Human ZP4 is not sufficient for taxon-specific sperm recognition of the zona pellucida in transgenic mice

Abstract

The molecular basis of human fertilization remains enigmatic. Mouse models are often used to study sperm-egg recognition, but the mouse zona pellucida surrounding ovulated eggs contains three proteins (ZP1, ZP2, and ZP3) whereas the human zona contains four (ZP1, ZP2, ZP3, and ZP4). Human sperm are fastidious and recognize human but not mouse eggs.

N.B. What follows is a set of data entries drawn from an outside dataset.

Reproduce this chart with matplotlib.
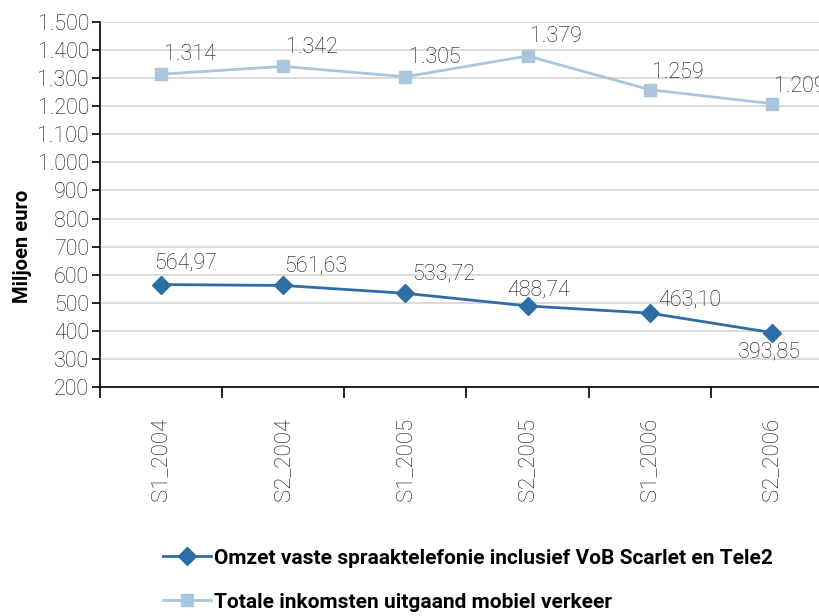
import matplotlib
matplotlib.use("Agg")
import matplotlib.pyplot as plt
from matplotlib.ticker import FuncFormatter, FixedLocator

plt.rcParams['font.family'] = ['Roboto', 'DejaVu Sans']

periods = ['S1_2004', 'S2_2004', 'S1_2005', 'S2_2005', 'S1_2006', 'S2_2006']
vast = [564.97, 561.63, 533.72, 488.74, 463.10, 393.85]
mobiel = [1314, 1342, 1305, 1379, 1259, 1209]
vast_label = 'Omzet vaste spraaktelefonie inclusief VoB Scarlet en Tele2'
mobiel_label = 'Totale inkomsten uitgaand mobiel verkeer'

# label offsets in pixels (dx, dy)
vast_off = [(-7, 22), (1, 19), (7, 19), (-20, 16), (8, 13), (-34, -19)]
mobiel_off = [(3, 20), (3, 19), (4, 19), (2, 19), (2, 17), (2, 17)]

txt_col = '#111111'

fig = plt.figure(figsize=(8.2, 6.16), dpi=100)
ax = fig.add_axes([100/820, (616-387)/616, (833-100)/820, (387-22)/616])

x = list(range(len(periods)))
ax.plot(x, vast, color='#2E6EA6', lw=2, marker='D', ms=9, label=vast_label, zorder=3)
ax.plot(x, mobiel, color='#A9C6DC', lw=2, marker='s', ms=9, label=mobiel_label, zorder=3)

for i, v in enumerate(vast):
    s = f'{v:.2f}'.replace('.', ',')
    ax.annotate(s, (i, v), xytext=vast_off[i], textcoords='offset pixels',
                ha='left', va='center', fontsize=15.5, fontweight='light', color=txt_col)
for i, v in enumerate(mobiel):
    s = f'{v/1000:.3f}'
    ax.annotate(s, (i, v), xytext=mobiel_off[i], textcoords='offset pixels',
                ha='left', va='center', fontsize=15.5, fontweight='light', color=txt_col,
                annotation_clip=False)

ax.set_ylim(200, 1500)
ax.set_xlim(-0.5, len(periods) - 0.5)
ax.set_yticks(range(200, 1501, 100))
ax.yaxis.set_major_formatter(FuncFormatter(lambda v, p: f'{int(v):,}'.replace(',', '.')))
ax.grid(axis='y', color='#d4d4d4', lw=1.2)
ax.set_axisbelow(True)

ax.set_xticks(x)
ax.set_xticklabels(periods, rotation=90, va='top', ha='center')
ax.xaxis.set_minor_locator(FixedLocator([i - 0.5 for i in range(len(periods) + 1)]))
ax.tick_params(axis='x', which='major', length=0, pad=22, labelsize=16, labelcolor=txt_col)
ax.tick_params(axis='x', which='minor', length=8, width=1.2, direction='out')
ax.tick_params(axis='y', length=6, width=1.2, direction='out', labelsize=15.5,
               labelcolor=txt_col, pad=2)
for lbl in ax.get_xticklabels() + ax.get_yticklabels():
    lbl.set_fontweight('light')

for side in ['top', 'right']:
    ax.spines[side].set_visible(False)
ax.spines['left'].set_linewidth(1.2)
ax.spines['bottom'].set_linewidth(1.2)

ax.set_ylabel('Miljoen euro', fontsize=14.5, fontweight='bold')
ax.yaxis.set_label_coords(-0.106, 0.386)
ax.yaxis.label.set_va('center')

leg = fig.legend(loc='upper left', bbox_to_anchor=(144/820, 1 - 530/616), frameon=False,
                 handlelength=2.3, handletextpad=0.15, labelspacing=1.2,
                 prop={'size': 15, 'weight': 'bold'})

fig.savefig('out.png', dpi=100)
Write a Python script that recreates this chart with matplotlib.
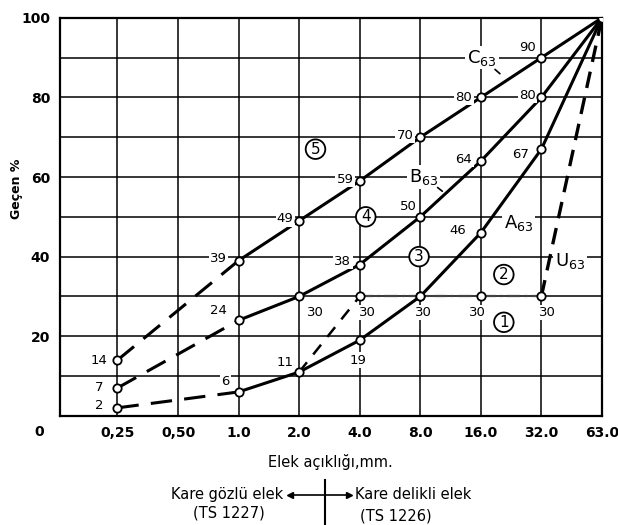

Transgenic mouse lines were established to ascertain whether human ZP4 is the sole determinant of human sperm binding. Human ZP4 expressed in transgenic mice had a molecular mass similar to the range of native protein isoforms and was incorporated into the extracellular zona matrix. Transgenic females were fertile with normal litter sizes. Mouse sperm readily recognized transgenic ovulated eggs, but human sperm did not. We conclude that human ZP4 is not sufficient to support human sperm binding to the zona pellucida in transgenic mice and that other zona proteins may be needed for human gamete recognition.

Figure 1

Transgenic mice expressing human ZP4. (A) Schematic of 11.6 kb human ZP4 gene locus composed of a 2.4 kb promoter, 8.2 kb coding region, and 1.0 kb 3′ of the last exon. Exons are indicated by Arabic numbers and PCR primers by arrowheads. (B) Tissue-specific expression of human ZP4 was determined by RT-PCR. Total RNA was isolated from the brain (Br), muscle (Mus), heart (Hrt), lung (Lun), kidney (Kid), liver (Liv), spleen (Spl), uterus (Ut), testes (Ts), and ovary (Ov) of transgenic mice. Ovarian RNA without reverse transcriptase was a negative control (C). After RT to obtain ssDNA, PCR amplification was performed with exon-specific primers (A) to distinguish ssDNA (485 bp) from genomic DNA (1052 bp). Gapdh expression (572 bp) was used as an internal control for RNA integrity and quantity. Molecular mass markers are indicated at the left. (C) In situ hybridization of normal and human ZP4 transgenic ovarian sections. Specific ³⁵S-labeled sense and anti-sense human ZP4 cRNA probes were hybridized to OCT-embedded ovarian sections from 15-day-old transgenic females. Sections were viewed with bright- and darkfield microscopy. (D) Plastic-embedded ovarian sections from 3- to 4-week-old human ZP4 transgenic and normal female mice. Sections were stained with periodic-acid Schiff’s reagent to highlight the zona pellucida (arrow), surrounding developing oocytes and counterstained with hematoxylin. (E) Immunoblot of human and mouse eggs. Lane 1 (Hu), uninseminated, immature human oocyte (2); lane 2 (Mo), normal mouse eggs (30); lane 3 (Tg), human ZP4 transgenic eggs (30); and lane 4 (Mix), mixture of lanes 1 (Hu) and 3 (Tg). Blot was probed with a MAB specific to human ZP4 and detected with HRP-conjugated secondary antibodies and chemiluminescence. Molecular weights are indicated to the left.

Figure 2

Confocal microscopy of ovulated eggs. Ovulated eggs from normal and human ZP4 transgenic females were stained with MABs specific to mouse ZP1, mouse ZP2, mouse ZP3, or human ZP4 and imaged by confocal microscopy. The zona pellucida surrounding human ZP4 transgenic eggs contained ZP4, which was absent in normal eggs.

Figure 3

Taxon-specific sperm binding to ovulated eggs. (A) Ovulated eggs and two-cell embryos from normal and human ZP4 transgenic females were incubated with capacitated epididymal mouse sperm or capacitated human sperm from fertile donors. Washes to remove nonadherent sperm were performed until three or fewer sperm were bound to control two-cell embryos. Insets are higher magnification of individual eggs from lower magnification field. Eggs, embryos, and sperm were stained with DAPI to detect DNA. (B) Same as (A), but with uninseminated, immature human oocytes.